All the good stuff—all the stuff that works without complaint—all that stuff gets ignored, which explains why it appears to me that my computer intuitively knows to break down at the worst possible time, but in reality it doesn’t; it’s just that I don’t really notice it working brilliantly 99.99% of the time.

The painful truth is that my computer and all the other inanimate objects in my life don't care about me at all. As Bertrand Russell says, writing about Schopenhauer's own pessimistic tendencies:

"From a scientific point of view optimism and pessimism are alike objectionable: optimism assumes or attempts to prove that the universe exists to please us, and pessimism that it exists to displease us. Scientifically there is no evidence that it is concerned with us either one way or another." (History of Western Philosophy, 686)

Yet still we delight in trolling our experience and putting nasty comments under our perceptions— "Ow, these cheap shoes hurt!", "Oh, he hates everything I do!" —because (1) we're all a little narcissistic,  and (2) like Schopenhauer says, that's the cost of doing business, perception-wise.

There was this short article I read in Psychology Today"Our Brain's Negative Bias: Why our brains are more highly attuned to negative news"—which explained that our ingrained tendency to see the glass as not only half empty, but also chipped and dirty, is simply a question of evolution.
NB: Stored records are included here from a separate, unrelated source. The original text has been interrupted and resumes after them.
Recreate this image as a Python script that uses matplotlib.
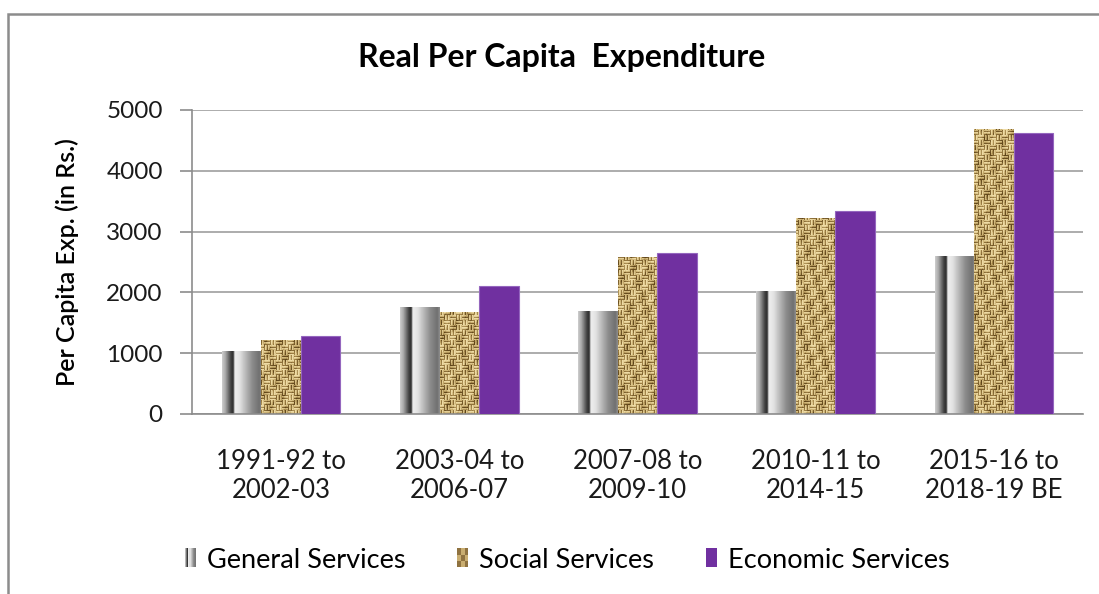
import numpy as np
import matplotlib
matplotlib.use("Agg")
import matplotlib.pyplot as plt
from matplotlib.patches import Rectangle
from matplotlib.path import Path
from matplotlib.colors import LinearSegmentedColormap
from matplotlib.legend_handler import HandlerBase

plt.rcParams["font.family"] = ["Lato", "DejaVu Sans"]

periods = ["1991-92 to\n2002-03", "2003-04 to\n2006-07", "2007-08 to\n2009-10",
           "2010-11 to\n2014-15", "2015-16 to\n2018-19 BE"]
series = ["General Services", "Social Services", "Economic Services"]
general = [1025, 1750, 1690, 2010, 2590]
social = [1210, 1680, 2575, 3225, 4680]
economic = [1280, 2100, 2655, 3340, 4615]
yticks = [0, 1000, 2000, 3000, 4000, 5000]

PURPLE = "#7030a0"
GRID = "#a6a6a6"

# cylinder-like shading across a general services bar (position, gray level)
shade_stops = [(0.00, 0.80), (0.08, 0.66), (0.22, 0.25), (0.28, 0.18),
               (0.32, 0.94), (0.45, 0.88), (0.75, 0.56), (0.94, 0.44), (1.00, 0.55)]
shade_cmap = LinearSegmentedColormap.from_list(
    "shade", [(p, (g, g, g)) for p, g in shade_stops])

weave_cmap = LinearSegmentedColormap.from_list(
    "weave", ["#5e4419", "#9a7c42", "#ceb476", "#efdca6"])


def weave_texture(h, w):
    yy, xx = np.mgrid[0:h, 0:w]
    horiz = ((yy // 5) + (xx // 6)) % 2 == 0
    strand = np.where(horiz, yy % 3, xx % 3)
    val = np.where(strand == 0, 0.25, np.where(strand == 1, 0.9, 0.68))
    val = val + 0.22 * np.sin(xx * 0.37 + yy * 0.11) * np.sin(yy * 0.23 - xx * 0.05)
    val = val - 0.12 * (np.sin(xx * 0.9 + yy * 0.4) > 0.85)
    return np.clip(val, 0, 1)


class GeneralHandler(HandlerBase):
    def create_artists(self, legend, orig_handle, xd, yd, width, height, fontsize, trans):
        n = 10
        x0, y0 = -xd, -yd - 1
        out = []
        for i in range(n):
            g = shade_cmap((i + 0.5) / n)
            out.append(Rectangle((x0 + width * i / n, y0), width / n, height + 2,
                                 facecolor=g, edgecolor="none", transform=trans))
        return out


class SocialHandler(HandlerBase):
    def create_artists(self, legend, orig_handle, xd, yd, width, height, fontsize, trans):
        x0, y0 = -xd, -yd - 1
        out = [Rectangle((x0, y0), width, height + 2, facecolor="#c9ad70",
                         edgecolor="none", transform=trans)]
        for i in range(3):
            for j in range(3):
                if (i + j) % 2 == 0:
                    out.append(Rectangle((x0 + width * i / 3, y0 + (height + 2) * j / 3),
                                         width / 3, (height + 2) / 3,
                                         facecolor="#8f7240", edgecolor="none",
                                         transform=trans))
        return out


class PlainHandler(HandlerBase):
    def create_artists(self, legend, orig_handle, xd, yd, width, height, fontsize, trans):
        return [Rectangle((-xd, -yd - 1), width, height + 2, facecolor=PURPLE,
                          edgecolor="none", transform=trans)]


fig = plt.figure(figsize=(10.99, 5.94), dpi=100)
ax = fig.add_axes([192 / 1099, 1 - 414 / 594, (1083 - 192) / 1099, (414 - 110) / 594])

x = np.arange(len(periods))
bw = 0.222
gen_bars = ax.bar(x - bw, general, bw, color="none", edgecolor="none")
soc_bars = ax.bar(x, social, bw, color="none", edgecolor="none")
eco_bars = ax.bar(x + bw, economic, bw, color=PURPLE, edgecolor="#9466be",
                  linewidth=0.8, zorder=3)

# gradient fill for general services bars
grad = np.linspace(0, 1, 64)[None, :]
for p in gen_bars:
    ax.imshow(grad, cmap=shade_cmap, vmin=0, vmax=1, aspect="auto",
              extent=(p.get_x(), p.get_x() + p.get_width(), 0, p.get_height()),
              interpolation="bilinear", zorder=2)

# woven texture for social services bars, clipped to the bar outlines
tex = weave_texture(304, 891)
im = ax.imshow(tex, cmap=weave_cmap, vmin=0, vmax=1, aspect="auto",
               extent=(-0.5, 4.5, 0, 5000), interpolation="bilinear", zorder=2)
rects = []
for p in soc_bars:
    x0, x1, h = p.get_x(), p.get_x() + p.get_width(), p.get_height()
    rects.append(Path([(x0, 0), (x1, 0), (x1, h), (x0, h), (x0, 0)], closed=True))
im.set_clip_path(Path.make_compound_path(*rects), ax.transData)

ax.set_xlim(-0.5, 4.5)
ax.set_ylim(0, 5000)
ax.set_yticks(yticks)
ax.set_xticks(x)
ax.set_xticklabels(periods, fontsize=18.5, linespacing=1.2, color="#1a1a1a")
ax.tick_params(axis="x", length=0, pad=25)
ax.tick_params(axis="y", labelsize=17.5, labelcolor="#1a1a1a", length=9,
               color="#8c8c8c", width=1.2, pad=12)
ax.set_axisbelow(True)
ax.yaxis.grid(True, color=GRID, linewidth=1.3)
for s in ["top", "right"]:
    ax.spines[s].set_visible(False)
for s in ["left", "bottom"]:
    ax.spines[s].set_color("#8c8c8c")
    ax.spines[s].set_linewidth(1.2)

fig.text(562 / 1099, 1 - 58 / 594, "Real Per Capita  Expenditure",
         fontsize=23, fontweight="bold", ha="center", va="center")
fig.text(67 / 1099, 1 - 262 / 594, "Per Capita Exp. (in Rs.)", rotation=90,
         fontsize=18, fontweight="semibold", ha="center", va="center")

handles = [gen_bars, soc_bars, eco_bars]
fig.legend(handles, series, loc="center", bbox_to_anchor=(0.516, 1 - 560 / 594),
           ncol=3, frameon=False, fontsize=19.5, handlelength=0.42, handleheight=0.55,
           handletextpad=0.4, columnspacing=1.9,
           handler_map={gen_bars: GeneralHandler(), soc_bars: SocialHandler(),
                        eco_bars: PlainHandler()})

# outer chart frame
fig.add_artist(Rectangle((8 / 1099, -0.1), 1.2, 1 - 14 / 594 + 0.1,
                         transform=fig.transFigure, fill=False,
                         edgecolor="#8c8c8c", linewidth=1.8, clip_on=False))

fig.savefig("out.png", dpi=100)
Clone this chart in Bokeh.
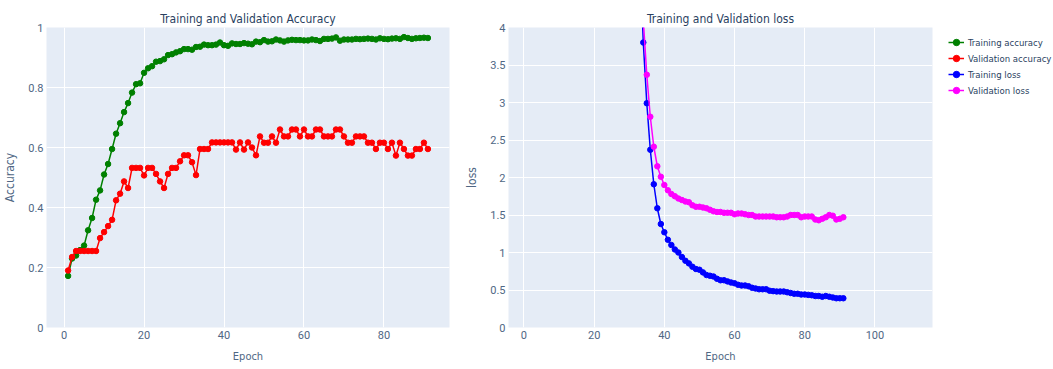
from bokeh.plotting import figure
from bokeh.models import Range1d, FixedTicker, Legend, LegendItem
from bokeh.layouts import row
from bokeh.embed import file_html
from bokeh.resources import INLINE

# ---------------- data ----------------
epochs = list(range(1, 92))

train_acc = [0.172, 0.23, 0.24, 0.258, 0.273, 0.324, 0.365, 0.426, 0.457, 0.51,
             0.545, 0.595, 0.646, 0.681, 0.718, 0.748, 0.783, 0.811, 0.814, 0.849,
             0.864, 0.871, 0.886, 0.888, 0.894, 0.908, 0.911, 0.917, 0.921, 0.928,
             0.928, 0.926, 0.935, 0.936, 0.943, 0.941, 0.941, 0.943, 0.95, 0.941,
             0.939, 0.947, 0.945, 0.945, 0.948, 0.946, 0.944, 0.953, 0.951, 0.958,
             0.953, 0.954, 0.96, 0.957, 0.953, 0.957, 0.959, 0.958, 0.958, 0.957,
             0.957, 0.96, 0.958, 0.955, 0.962, 0.962, 0.963, 0.967, 0.956, 0.96,
             0.96, 0.96, 0.962, 0.961, 0.962, 0.963, 0.962, 0.96, 0.964, 0.962,
             0.961, 0.963, 0.964, 0.962, 0.968, 0.965, 0.962, 0.964, 0.965, 0.966, 0.965]

val_acc = [0.19, 0.235, 0.255, 0.255, 0.255, 0.255, 0.255, 0.255, 0.298, 0.318,
           0.338, 0.359, 0.424, 0.446, 0.487, 0.465, 0.532, 0.532, 0.532, 0.507,
           0.532, 0.532, 0.512, 0.487, 0.465, 0.512, 0.532, 0.532, 0.554, 0.574,
           0.574, 0.551, 0.508, 0.595, 0.595, 0.595, 0.617, 0.617, 0.617, 0.617,
           0.617, 0.617, 0.593, 0.617, 0.593, 0.617, 0.6, 0.574, 0.637, 0.616,
           0.616, 0.637, 0.616, 0.66, 0.637, 0.637, 0.66, 0.66, 0.637, 0.66,
           0.637, 0.637, 0.66, 0.66, 0.637, 0.637, 0.637, 0.66, 0.66, 0.637,
           0.616, 0.616, 0.637, 0.637, 0.637, 0.616, 0.616, 0.595, 0.616, 0.616,
           0.595, 0.616, 0.573, 0.616, 0.595, 0.573, 0.573, 0.595, 0.595, 0.616, 0.595]

loss_epochs = list(range(33, 92))

train_loss = [5.0, 3.80, 2.99, 2.37, 1.91, 1.59, 1.38, 1.27, 1.17, 1.10,
              1.04, 1.00, 0.94, 0.89, 0.855, 0.81, 0.78, 0.77, 0.735, 0.70,
              0.69, 0.68, 0.65, 0.63, 0.63, 0.615, 0.60, 0.59, 0.57, 0.56,
              0.56, 0.55, 0.53, 0.52, 0.51, 0.51, 0.51, 0.49, 0.485, 0.48,
              0.48, 0.48, 0.47, 0.46, 0.45, 0.45, 0.44, 0.44, 0.435, 0.43,
              0.42, 0.42, 0.41, 0.42, 0.41, 0.40, 0.39, 0.39, 0.39]

val_loss = [6.0, 4.1, 3.37, 2.81, 2.41, 2.15, 2.01, 1.90, 1.83, 1.78,
            1.75, 1.72, 1.70, 1.68, 1.67, 1.63, 1.61, 1.61, 1.60, 1.59,
            1.57, 1.55, 1.54, 1.54, 1.53, 1.53, 1.53, 1.51, 1.52, 1.52,
            1.51, 1.50, 1.50, 1.48, 1.48, 1.48, 1.48, 1.48, 1.48, 1.47,
            1.47, 1.47, 1.48, 1.50, 1.50, 1.50, 1.47, 1.48, 1.48, 1.48,
            1.44, 1.43, 1.45, 1.47, 1.50, 1.49, 1.44, 1.45, 1.47]

acc_yticks = [0, 0.2, 0.4, 0.6, 0.8, 1]
acc_ylabels = ["0", "0.2", "0.4", "0.6", "0.8", "1"]
acc_xticks = [0, 20, 40, 60, 80]
loss_yticks = [0, 0.5, 1, 1.5, 2, 2.5, 3, 3.5, 4]
loss_ylabels = ["0", "0.5", "1", "1.5", "2", "2.5", "3", "3.5", "4"]
loss_xticks = [0, 20, 40, 60, 80, 100]

legend_labels = ["Training accuracy", "Validation accuracy", "Training loss", "Validation loss"]
colors = ["green", "red", "blue", "magenta"]

# ---------------- style ----------------
FONT = "DejaVu Sans Condensed"
TFONT = "Roboto"
BG = "#E5ECF6"
TXT = "#2a3f5f"
TICK = "#506784"
H = 369


def style(p, xticks, yticks, ylabels):
    p.background_fill_color = BG
    p.border_fill_color = "white"
    p.outline_line_color = None
    p.xgrid.grid_line_color = "white"
    p.ygrid.grid_line_color = "white"
    p.xgrid.grid_line_width = 1
    p.ygrid.grid_line_width = 1
    p.xaxis.ticker = FixedTicker(ticks=xticks)
    p.yaxis.ticker = FixedTicker(ticks=yticks)
    p.yaxis.major_label_overrides = {t: l for t, l in zip(yticks, ylabels)}
    for ax in p.axis:
        ax.axis_line_color = None
        ax.major_tick_line_color = None
        ax.minor_tick_line_color = None
        ax.major_tick_out = 0
        ax.major_tick_in = 0
        ax.major_label_text_font = TFONT
        ax.major_label_text_font_size = "11px"
        ax.major_label_text_color = TICK
        ax.axis_label_text_font = FONT
        ax.axis_label_text_font_style = "normal"
        ax.axis_label_text_color = TICK
        ax.major_label_standoff = 3
        ax.axis_label_standoff = 8
    p.xaxis.axis_label_text_font_size = "11px"
    p.yaxis.axis_label_text_font_size = "12px"
    p.title.text_font = FONT
    p.title.text_font_size = "12px"
    p.title.text_font_style = "normal"
    p.title.text_color = TXT
    p.title.align = "center"
    p.title.standoff = 3


p1 = figure(width=460, height=H, output_backend="svg", toolbar_location=None,
            x_range=Range1d(-4.4, 96.4), y_range=Range1d(0, 1),
            title="Training and Validation Accuracy",
            min_border_left=45, min_border_right=11, min_border_top=26, min_border_bottom=42)
p1.xaxis.axis_label = "Epoch"
p1.yaxis.axis_label = "Accuracy"
style(p1, acc_xticks, acc_yticks, acc_ylabels)

p1.line(epochs, train_acc, color=colors[0], line_width=1.5)
p1.scatter(epochs, train_acc, color=colors[0], size=5.5)
p1.line(epochs, val_acc, color=colors[1], line_width=1.5)
p1.scatter(epochs, val_acc, color=colors[1], size=5.5)

p2 = figure(width=478, height=H, output_backend="svg", toolbar_location=None,
            x_range=Range1d(-4.4, 116.4), y_range=Range1d(0, 4),
            title="Training and Validation loss",
            min_border_left=48, min_border_right=6, min_border_top=27, min_border_bottom=41)
p2.xaxis.axis_label = "Epoch"
p2.yaxis.axis_label = "loss"
style(p2, loss_xticks, loss_yticks, loss_ylabels)

p2.line(loss_epochs, train_loss, color=colors[2], line_width=1.5)
p2.scatter(loss_epochs, train_loss, color=colors[2], size=5.5)
p2.line(loss_epochs, val_loss, color=colors[3], line_width=1.5)
p2.scatter(loss_epochs, val_loss, color=colors[3], size=5.5)

# legend figure (stand-in renderers carry only NaN, so nothing is plotted)
p3 = figure(width=115, height=H, output_backend="svg", toolbar_location=None,
            x_axis_type=None, y_axis_type=None, min_border=0,
            x_range=Range1d(0, 1), y_range=Range1d(0, 1))
p3.outline_line_color = None
p3.background_fill_color = "white"
p3.border_fill_color = "white"
nan = float("nan")
items = []
for lab, col in zip(legend_labels, colors):
    lr = p3.line(x=[nan], y=[nan], color=col, line_width=1.5)
    sr = p3.scatter(x=[nan], y=[nan], color=col, size=5)
    items.append(LegendItem(label=lab, renderers=[lr, sr]))
legend = Legend(items=items, location=(10, 229), margin=0, padding=0, spacing=0,
                glyph_width=16, glyph_height=16, label_height=16, label_standoff=4,
                border_line_color=None, background_fill_alpha=0,
                label_text_font=FONT, label_text_font_size="9.5px", label_text_color=TXT)
p3.add_layout(legend, "center")

layout = row(p1, p2, p3, spacing=0)
open("out.html", "w").write(file_html(layout, INLINE))
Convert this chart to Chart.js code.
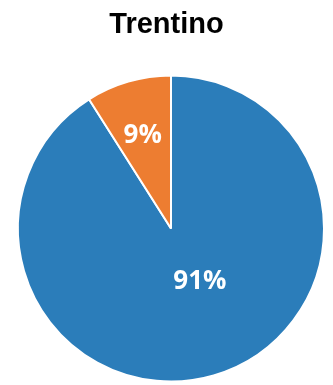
<!DOCTYPE html>
<html>
<head>
<meta charset="utf-8">
<script src="https://cdn.jsdelivr.net/npm/chart.js@4"></script>
<style>
  html, body { margin: 0; padding: 0; background: #ffffff; }
  #wrap { width: 333px; height: 385px; position: relative; }
</style>
</head>
<body>
<div id="wrap"><canvas id="c" width="333" height="385"></canvas></div>
<script>
const chartTitle = "Trentino";
const categories = ["Sì", "No"];
const values = [91, 9];
const sliceColors = ["#2b7dba", "#ed7d31"];
const labelRadiusFactor = [0.395, 0.635];
const labelAngleShiftDeg = [-12.3, -0.7];

const titlePlugin = {
  id: 'centeredTitle',
  afterDraw(chart) {
    const ctx = chart.ctx;
    ctx.save();
    ctx.fillStyle = '#000000';
    ctx.font = 'bold 29px "Liberation Sans", Arial, sans-serif';
    ctx.textAlign = 'center';
    ctx.textBaseline = 'alphabetic';
    ctx.fillText(chartTitle, chart.width / 2, 33);
    ctx.restore();
  }
};

const pieLabels = {
  id: 'pieLabels',
  afterDatasetsDraw(chart) {
    const ctx = chart.ctx;
    const meta = chart.getDatasetMeta(0);
    const total = values.reduce((a, b) => a + b, 0);
    ctx.save();
    ctx.fillStyle = '#ffffff';
    ctx.font = 'bold 26px "Open Sans", sans-serif';
    ctx.textAlign = 'center';
    ctx.textBaseline = 'middle';
    meta.data.forEach((arc, i) => {
      const p = arc.getProps(['x', 'y', 'startAngle', 'endAngle', 'outerRadius'], true);
      const mid = (p.startAngle + p.endAngle) / 2 + labelAngleShiftDeg[i] * Math.PI / 180;
      const r = p.outerRadius * labelRadiusFactor[i];
      const x = p.x + Math.cos(mid) * r;
      const y = p.y + Math.sin(mid) * r;
      ctx.fillText(Math.round(values[i] / total * 100) + '%', x, y);
    });
    ctx.restore();
  }
};

new Chart(document.getElementById('c'), {
  type: 'pie',
  data: {
    labels: categories,
    datasets: [{
      data: values,
      backgroundColor: sliceColors,
      borderColor: '#ffffff',
      borderWidth: 2
    }]
  },
  options: {
    responsive: false,
    animation: false,
    layout: { padding: { left: 9, top: 74.5, bottom: 2.5 } },
    plugins: {
      legend: { display: false },
      tooltip: { enabled: false },
      title: { display: false }
    }
  },
  plugins: [pieLabels, titlePlugin]
});
</script>
</body>
</html>
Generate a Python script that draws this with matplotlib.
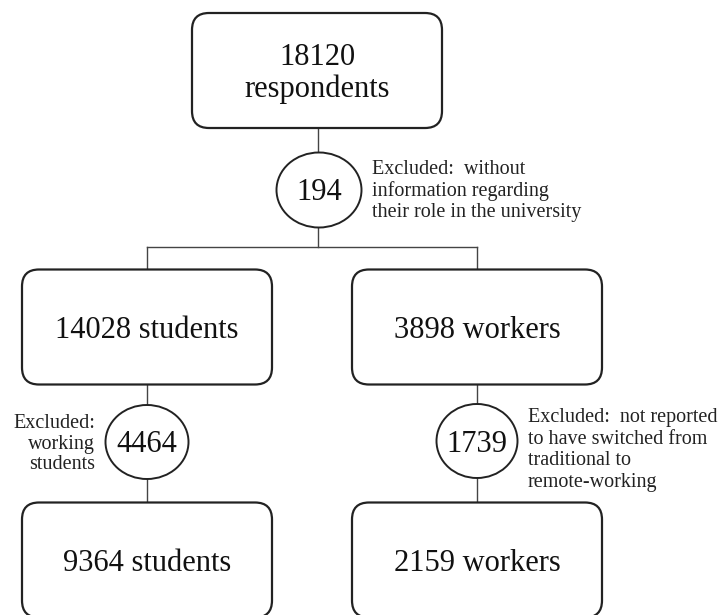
import matplotlib.pyplot as plt
from matplotlib.patches import FancyBboxPatch, Ellipse

total_respondents = 18120
group_counts = [14028, 3898]
group_labels = ["students", "workers"]
final_counts = [9364, 2159]
excluded_counts = [194, 4464, 1739]
excluded_notes = [
    "Excluded:  without\ninformation regarding\ntheir role in the university",
    "Excluded:\nworking\nstudents",
    "Excluded:  not reported\nto have switched from\ntraditional to\nremote-working",
]

plt.rcParams['font.family'] = ['Liberation Serif', 'DejaVu Serif']
edge = "#222222"
line_c = "#444444"

fig = plt.figure()
fig.set_size_inches(7.21, 6.15)
ax = fig.add_axes([0, 0, 1, 1], frameon=False)
ax.set_xlim(0, 721)
ax.set_ylim(615, 0)
ax.set_xticks([])
ax.set_yticks([])

def box(cx, cy, w, h, text, fs=22, dy=3.5):
    p = FancyBboxPatch((cx - w / 2, cy - h / 2), w, h,
                       boxstyle="round,pad=0,rounding_size=17",
                       fc="white", ec=edge, lw=1.6, zorder=3)
    ax.add_patch(p)
    ax.text(cx, cy + dy, text, ha="center", va="center", fontsize=fs,
            color="#111111", zorder=4, linespacing=1.12)

def circle(cx, cy, w, h, value):
    e = Ellipse((cx, cy), w, h, fc="white", ec=edge, lw=1.4, zorder=3)
    ax.add_patch(e)
    ax.text(cx, cy + 3, str(value), ha="center", va="center", fontsize=22,
            color="#111111", zorder=4)

def vline(x, y0, y1):
    ax.plot([x, x], [y0, y1], color=line_c, lw=1.0, zorder=1)

# layout
col_x = [147, 477]
row1_y, row2_y = 327, 560
bw, bh = 250, 115

# top part
box(317, 70.5, bw, bh, f"{total_respondents}\nrespondents", dy=3)
vline(318, 128, 247)
circle(319, 190, 85, 75, excluded_counts[0])
ax.text(372, 191, excluded_notes[0], ha="left", va="center", fontsize=14.5,
        color="#222222", linespacing=1.17)
ax.plot([col_x[0], col_x[1]], [247, 247], color=line_c, lw=1.0, zorder=1)

circ_y = [442, 441]
circ_w = [83, 81]
for i in range(2):
    x = col_x[i]
    vline(x, 247, 505)
    box(x, row1_y, bw, bh, f"{group_counts[i]} {group_labels[i]}")
    circle(x, circ_y[i], circ_w[i], 74, excluded_counts[i + 1])
    box(x, row2_y, bw, bh, f"{final_counts[i]} {group_labels[i]}")

ax.text(95, 444, excluded_notes[1], ha="right", va="center", fontsize=14.5,
        color="#222222", linespacing=1.1, multialignment="right")
ax.text(528, 450, excluded_notes[2], ha="left", va="center", fontsize=14.5,
        color="#222222", linespacing=1.17)

fig.savefig("out.png", dpi=100, facecolor="white")
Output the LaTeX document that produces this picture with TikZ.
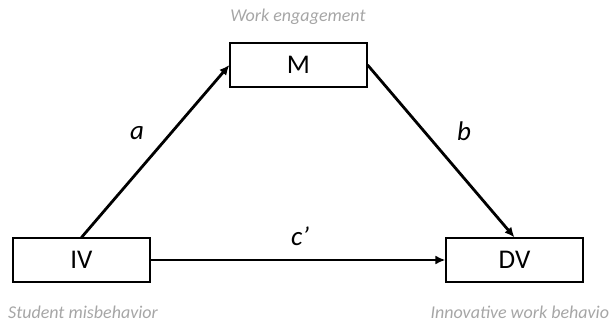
\documentclass[tikz,border=0pt]{standalone}
\usepackage{fontspec}
\setmainfont{Carlito}
\usetikzlibrary{arrows.meta}
\definecolor{labelgray}{HTML}{A6A6A6}
\begin{document}
\begin{tikzpicture}[x=1pt,y=-1pt,
    varbox/.style={draw, line width=1.2pt, minimum width=137pt, minimum height=44pt,
                   inner sep=0pt, font=\fontsize{27}{30}\selectfont},
    varname/.style={text=labelgray, font=\fontsize{18}{21}\selectfont\itshape},
    path/.style={line width=2.8pt, -{Latex[length=10pt,width=9pt]}},
    coef/.style={font=\fontsize{27}{30}\selectfont\itshape}]
    \useasboundingbox (0,0) rectangle (609,323);

    % variables
    \node[varbox] (m)  at (298.5,65)  {M};
    \node[varbox] (iv) at (81.5,260)  {IV};
    \node[varbox] (dv) at (514.5,260) {DV};

    % names of the variables
    \node[varname] (mname)  at (298,17)          {Work engagement};
    \node[varname] (ivname) at (83,312)          {Student misbehavior};
    \node[varname, anchor=west] (dvname) at (427,312) {Innovative work behavior};

    % paths
    \draw[path] (iv.north) -- (m.west);
    \draw[path] (m.east) -- (dv.north);
    \draw[path] (iv.east) -- (dv.west);

    % coefficients
    \node[coef] (a)  at (137,133) {a};
    \node[coef] (b)  at (464,131) {b};
    \node[coef] (cp) at (300,236) {c’};
\end{tikzpicture}
\end{document}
Human beings place more weight upon bad experiences because bad experiences bring with them tigers and cholera and other nasty things, so it's of the utmost importance that we stay forever vigilant for the worst possible scenarios.

The Psychology Today article explains that our ever-present "negativity bias" is because the "brain is simply built with a greater sensitivity to unpleasant news," citing a Ohio State University study where experimental subjects who were exposed to a series of pleasant and unpleasant images showed far, far higher electrical activity in their cerebral cortex to negative ones.

Which all sounds obvious, but think of the effect that this negativity bias has on your creativity and productivity if all your neurons are focused on negative, useless and unwanted chatter. There's plenty of research that says that positivity and negativity has a huge effect on performance.  For instance, a New York Times article reported on research that found that the highest performing business teams gave five times more positive feedback than negative feedback.

So does this mean that when we sit down to work we should put out our crystals, spark up an incense burner, and get ourselves into a positive frame of mind by looking into our dream-catchers or poster of a goddess riding a dolphin?

Hey, if gets you through the day—yes.